In that testimony, Garland said he is creating a policy that will be announced in a memo in the coming weeks that will “distinguish between reporters doing their jobs and reporters committing crimes” in stories involving leaked documents.
CNN Washington Bureau Chief Sam Feist, who attended the meeting, told CNN’s Sunday broadcast of Reliable Sources that the Biden administration’s pledge not to do the same thing was not enough to address the problem.
“What we’re asking the attorney general tomorrow is to try to bind future administrations,” Feist said. “Don’t just send a memo. Change policy.”
Feist added that it was not an accident that Trump’s DOJ targeted the three news media outlets.
“These are the organizations that were at the top of [Trump’s] list of enemies of the American people,” Feist said. “Whether Merrick Garland knows the details of how that came about, we don’t know, but we’re certainly going to ask.”
Feist also noted that the meeting took place one day after the 50th anniversary of the Times’ publication of the Pentagon Papers in 1971.
“Our goal is to make sure that the Pentagon Papers and other stories of extraordinary public interest could be published in the future,” Feist said. “It is to protect the freedom of the press now and in the future.”
Following the meeting Monday, Times newsroom lawyer, David McCraw, who received gag orders in related legal fights for reporters’ email data that spilled over into the Biden administration, said they also presented their case to the department as to why they need accountability for what happened, The Times reported.

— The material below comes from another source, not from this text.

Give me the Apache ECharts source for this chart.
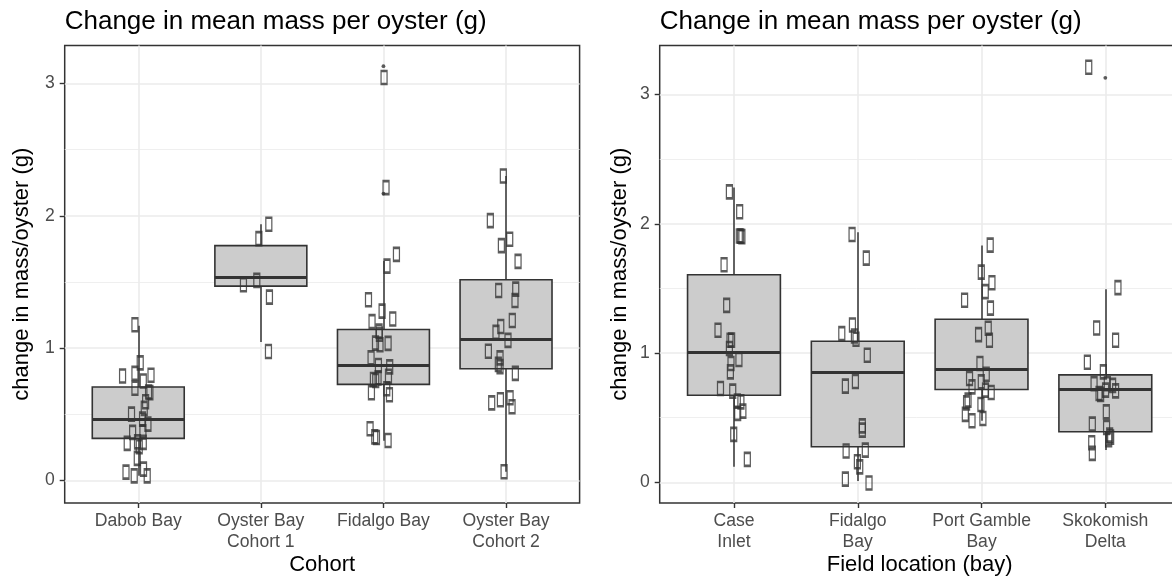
<!DOCTYPE html>
<html>
<head>
<meta charset="utf-8">
<script src="https://cdn.jsdelivr.net/npm/echarts@6/dist/echarts.min.js"></script>
<style>
  html, body { margin: 0; padding: 0; background: #fff; }
  #chart { width: 1172px; height: 579px; }
</style>
</head>
<body>
<div id="chart"></div>
<script>
// ---- data ----
var cohortNames = ['Dabob Bay', 'Oyster Bay\nCohort 1', 'Fidalgo Bay', 'Oyster Bay\nCohort 2'];
// [lower whisker, Q1, median, Q3, upper whisker]
var cohortBoxes = [
  [0.035, 0.318, 0.462, 0.707, 1.17],
  [1.046, 1.469, 1.533, 1.775, 1.936],
  [0.30, 0.726, 0.874, 1.141, 1.658],
  [0.066, 0.844, 1.071, 1.517, 2.301]
];
var cohortOutliers = [[], [], [3.131, 2.168], []];
var cohortPoints = [
  [1.177, 0.889, 0.79, 0.81, 0.795, 0.752, 0.697, 0.669, 0.664, 0.595, 0.545, 0.502, 0.464,
   0.426, 0.368, 0.364, 0.28, 0.292, 0.288, 0.255, 0.167, 0.086, 0.063, 0.035, 0.035],
  [1.936, 1.828, 1.512, 1.479, 1.386, 0.975],
  [3.045, 2.213, 1.709, 1.62, 1.366, 1.28, 1.22, 1.2, 1.129, 1.105, 1.038, 1.026, 1.036, 0.927,
   0.869, 0.859, 0.788, 0.763, 0.756, 0.776, 0.693, 0.663, 0.648, 0.391, 0.33, 0.325, 0.302],
  [2.301, 1.964, 1.823, 1.775, 1.656, 1.436, 1.446, 1.36, 1.209, 1.164, 1.119, 1.059, 0.977,
   0.927, 0.877, 0.86, 0.809, 0.61, 0.587, 0.625, 0.557, 0.066]
];
// horizontal jitter of each point, in category units
var cohortJitter = [
  [-0.027, 0.016, -0.128, -0.027, 0.104, 0.041, -0.027, 0.084, 0.095, 0.060, 0.049, -0.055, 0.035,
   0.079, 0.038, -0.046, -0.090, -0.006, 0.041, 0.008, -0.008, 0.043, -0.100, -0.033, 0.073],
  [0.065, -0.016, -0.033, -0.142, 0.070, 0.062],
  [0.005, 0.021, 0.106, 0.029, -0.122, -0.011, 0.076, -0.093, -0.036, -0.033, -0.065, -0.028, 0.038, -0.101,
   -0.041, 0.051, 0.041, -0.082, -0.063, -0.044, 0.027, -0.098, 0.049, -0.109, -0.071, -0.057, 0.038],
  [-0.022, -0.128, 0.030, -0.038, 0.098, -0.060, 0.079, 0.073, 0.051, -0.043, -0.082, 0.016, -0.144,
   -0.049, -0.063, -0.049, 0.076, -0.046, -0.117, 0.033, 0.049, -0.016]
];

var bayNames = ['Case\nInlet', 'Fidalgo\nBay', 'Port Gamble\nBay', 'Skokomish\nDelta'];
var bayBoxes = [
  [0.12, 0.674, 1.009, 1.606, 2.28],
  [0.01, 0.275, 0.849, 1.091, 1.935],
  [0.476, 0.718, 0.875, 1.261, 1.832],
  [0.25, 0.391, 0.718, 0.831, 1.493]
];
var bayOutliers = [[], [], [], [3.129]];
var bayPoints = [
  [2.247, 2.093, 1.904, 1.9, 1.905, 1.683, 1.369, 1.176, 1.099, 1.10, 1.035, 0.95, 0.919, 0.854,
   0.726, 0.705, 0.628, 0.622, 0.533, 0.551, 0.371, 0.178],
  [1.917, 1.734, 1.15, 1.217, 1.132, 1.107, 0.983, 0.78, 0.744, 0.437, 0.404, 0.242, 0.249, 0.159,
   0.12, 0.025, -0.005],
  [1.835, 1.626, 1.544, 1.475, 1.408, 1.348, 1.192, 1.143, 1.099, 0.919, 0.836, 0.803, 0.777, 0.738,
   0.713, 0.695, 0.636, 0.615, 0.602, 0.525, 0.476, 0.494],
  [3.211, 1.506, 1.194, 1.099, 0.929, 0.854, 0.764, 0.764, 0.75, 0.713, 0.707, 0.687, 0.68, 0.545,
   0.45, 0.425, 0.365, 0.35, 0.33, 0.306, 0.224]
];
var bayJitter = [
  [-0.037, 0.046, 0.054, 0.064, 0.043, -0.080, -0.059, -0.129, -0.032, -0.019, -0.037, 0.040, -0.024, -0.029,
   -0.109, -0.010, 0.027, 0.056, 0.030, 0.072, -0.002, 0.108],
  [-0.046, 0.069, -0.129, -0.043, -0.027, -0.014, 0.077, -0.019, -0.100, 0.037, 0.037, -0.094, 0.061, -0.003,
   0.016, -0.100, 0.091],
  [0.070, -0.002, 0.084, 0.030, -0.137, 0.072, 0.054, -0.024, 0.064, -0.013, 0.038, -0.097, -0.002, -0.077,
   0.032, 0.078, -0.109, -0.121, -0.005, -0.131, -0.077, 0.011],
  [-0.134, 0.102, -0.070, 0.083, -0.145, -0.016, -0.091, 0.016, 0.059, 0.002, 0.083, -0.051, -0.038, 0.008,
   -0.105, 0.010, 0.035, 0.043, 0.027, -0.110, -0.105]
];

var yTicks = [0, 1, 2, 3];

// ---- layout ----
var FONT = "'Liberation Sans', Arial, Helvetica, sans-serif";
var INK = '#333333';
var GRID_COL = '#ebebeb';
var BOX_WIDTH = 0.75;   // fraction of one category step
var EXPAND = 0.6;       // discrete axis padding, in category units

var panels = [
  { names: cohortNames, boxes: cohortBoxes, outliers: cohortOutliers, points: cohortPoints, jitter: cohortJitter,
    left: 64.7, right: 579.6, top: 45.5, bottom: 503, yMin: -0.17, yMax: 3.287,
    title: 'Change in mean mass per oyster (g)', xTitle: 'Cohort', yTitleX: 22 },
  { names: bayNames, boxes: bayBoxes, outliers: bayOutliers, points: bayPoints, jitter: bayJitter,
    left: 659.7, right: 1179.6, top: 45.5, bottom: 503, yMin: -0.16, yMax: 3.379,
    title: 'Change in mean mass per oyster (g)', xTitle: 'Field location (bay)', yTitleX: 620 }
];

var grid = [], xAxis = [], yAxis = [], series = [], graphic = [];

panels.forEach(function (p, k) {
  var W = p.right - p.left, H = p.bottom - p.top;
  var n = p.names.length;
  var span = n - 1 + 2 * EXPAND;
  var pxOf = function (v) { return p.bottom - (v - p.yMin) / (p.yMax - p.yMin) * H; };
  var yLo = yTicks[0], yHi = yTicks[yTicks.length - 1];
  var a = 3 * k, b = 3 * k + 1, c = 3 * k + 2;

  // A: panel frame + value x for jittered points
  grid.push({ left: p.left, top: p.top, width: W, height: H, show: true, outerBoundsMode: 'none',
    borderColor: INK, borderWidth: 1.5, backgroundColor: 'transparent' });
  // B: category axis spanning first..last category centre (boxplots, x labels, vertical grid)
  grid.push({ left: p.left + EXPAND / span * W, top: p.top, width: (n - 1) / span * W, height: H,
    outerBoundsMode: 'none' });
  // C: y ticks, labels and horizontal grid between 0 and 3
  grid.push({ left: p.left, top: pxOf(yHi), width: W, height: pxOf(yLo) - pxOf(yHi),
    outerBoundsMode: 'none' });

  xAxis.push({ gridIndex: a, type: 'value', min: -EXPAND, max: n - 1 + EXPAND, show: false });
  xAxis.push({ gridIndex: b, type: 'category', data: p.names, boundaryGap: false, position: 'bottom',
    axisLine: { show: false, onZero: false },
    axisTick: { show: true, length: 5, lineStyle: { color: INK, width: 1.4 } },
    axisLabel: { interval: 0, color: '#4d4d4d', fontSize: 17.6, fontFamily: FONT, margin: 8, lineHeight: 21 },
    splitLine: { show: true, lineStyle: { color: GRID_COL, width: 1.6 } } });
  xAxis.push({ gridIndex: c, type: 'value', show: false });

  yAxis.push({ gridIndex: a, type: 'value', min: p.yMin, max: p.yMax, show: false });
  yAxis.push({ gridIndex: b, type: 'value', min: p.yMin, max: p.yMax, show: false });
  yAxis.push({ gridIndex: c, type: 'value', min: yLo, max: yHi, interval: 1,
    axisLine: { show: false, onZero: false },
    axisTick: { show: true, length: 5, lineStyle: { color: INK, width: 1.4 } },
    axisLabel: { color: '#4d4d4d', fontSize: 17.6, fontFamily: FONT, margin: 10 },
    splitLine: { show: true, lineStyle: { color: GRID_COL, width: 1.6 } },
    minorTick: { show: false, splitNumber: 2 },
    minorSplitLine: { show: true, lineStyle: { color: GRID_COL, width: 0.8 } } });

  // whiskers, behind the boxes
  series.push({ type: 'lines', coordinateSystem: 'cartesian2d', xAxisIndex: a, yAxisIndex: a, z: 2,
    silent: true, lineStyle: { color: INK, width: 1.5, opacity: 1 },
    data: p.boxes.map(function (s, i) { return { coords: [[i, s[0]], [i, s[4]]] }; }) });
  // boxes
  series.push({ type: 'boxplot', xAxisIndex: b, yAxisIndex: b, z: 3, silent: true,
    boxWidth: [BOX_WIDTH * 100 + '%', BOX_WIDTH * 100 + '%'],
    itemStyle: { color: '#cccccc', borderColor: INK, borderWidth: 1.6 },
    data: p.boxes.map(function (s) { return [s[1], s[1], s[2], s[3], s[3]]; }) });
  // thick median line
  series.push({ type: 'lines', coordinateSystem: 'cartesian2d', xAxisIndex: a, yAxisIndex: a, z: 4,
    silent: true, lineStyle: { color: INK, width: 3, opacity: 1 },
    data: p.boxes.map(function (s, i) {
      return { coords: [[i - BOX_WIDTH / 2, s[2]], [i + BOX_WIDTH / 2, s[2]]] };
    }) });
  // boxplot outliers
  var out = [];
  p.outliers.forEach(function (vals, i) { vals.forEach(function (v) { out.push([i, v]); }); });
  series.push({ type: 'scatter', xAxisIndex: a, yAxisIndex: a, z: 5, silent: true,
    symbol: 'circle', symbolSize: 3.8, itemStyle: { color: INK }, data: out });
  // jittered points
  var pts = [];
  p.points.forEach(function (vals, i) {
    vals.forEach(function (v, j) { pts.push([i + p.jitter[i][j], v]); });
  });
  series.push({ type: 'scatter', xAxisIndex: a, yAxisIndex: a, z: 6, silent: true,
    symbol: 'rect', symbolSize: [6, 13],
    itemStyle: { color: 'rgba(0,0,0,0)', borderColor: INK, borderWidth: 1.8 }, data: pts });

  // titles
  graphic.push({ type: 'text', x: p.left, y: 22,
    style: { text: p.title, fontSize: 26, fontFamily: FONT, fill: '#000', align: 'left', verticalAlign: 'middle' } });
  graphic.push({ type: 'text', x: (p.left + p.right) / 2, y: 565,
    style: { text: p.xTitle, fontSize: 22, fontFamily: FONT, fill: '#000', align: 'center', verticalAlign: 'middle' } });
  graphic.push({ type: 'text', x: p.yTitleX, y: (p.top + p.bottom) / 2, rotation: Math.PI / 2,
    style: { text: 'change in mass/oyster (g)', fontSize: 22, fontFamily: FONT, fill: '#000',
      align: 'center', verticalAlign: 'middle' } });
});

var myChart = echarts.init(document.getElementById('chart'));
myChart.setOption({
  backgroundColor: '#ffffff',
  animation: false,
  grid: grid,
  xAxis: xAxis,
  yAxis: yAxis,
  series: series,
  graphic: graphic
});
</script>
</body>
</html>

“We also pushed the idea that these changes, that the president and the attorney general have spoken of, become institutionalized,” he said. “We were very encouraged by what we heard.”
Fred Ryan, the publisher of The Washington Post, said in a statement to his paper that while he was encouraged by Garland’s commitment to the first amendment right to free speech, the department must ensure rules be “durable and binding” to prevent future administrations from committing similar transgressions.
“It is also essential that there be a full and complete public accounting of all the actions taken against our news organizations, including the secret subpoenas and gag orders, and an explanation as to what has been done with the information that was seized,” he said.
It was also revealed last week that the Trump administration’s Justice Department seized data on top Democrat adversaries Reps. Eric Swalwell and Adam Schiff.
The Justice Department’s Inspector General opened an investigation Friday into what led federal prosecutors under the Trump administration to take the House Democrats’ and reporters’ data.
DOJ national security chief John Demers, who oversaw Trump administration investigations that targeted Democratic lawmakers, is leaving his post within two weeks amid the probe, CNBC reported Monday.
A spokesman for Demers told CNBC he originally was expected to leave when Biden was sworn into office, but stayed several months past that upon request from the department’s current leadership.
Demers has told superiors for months he planned to leave when his children’s summer break began, the spokesperson added.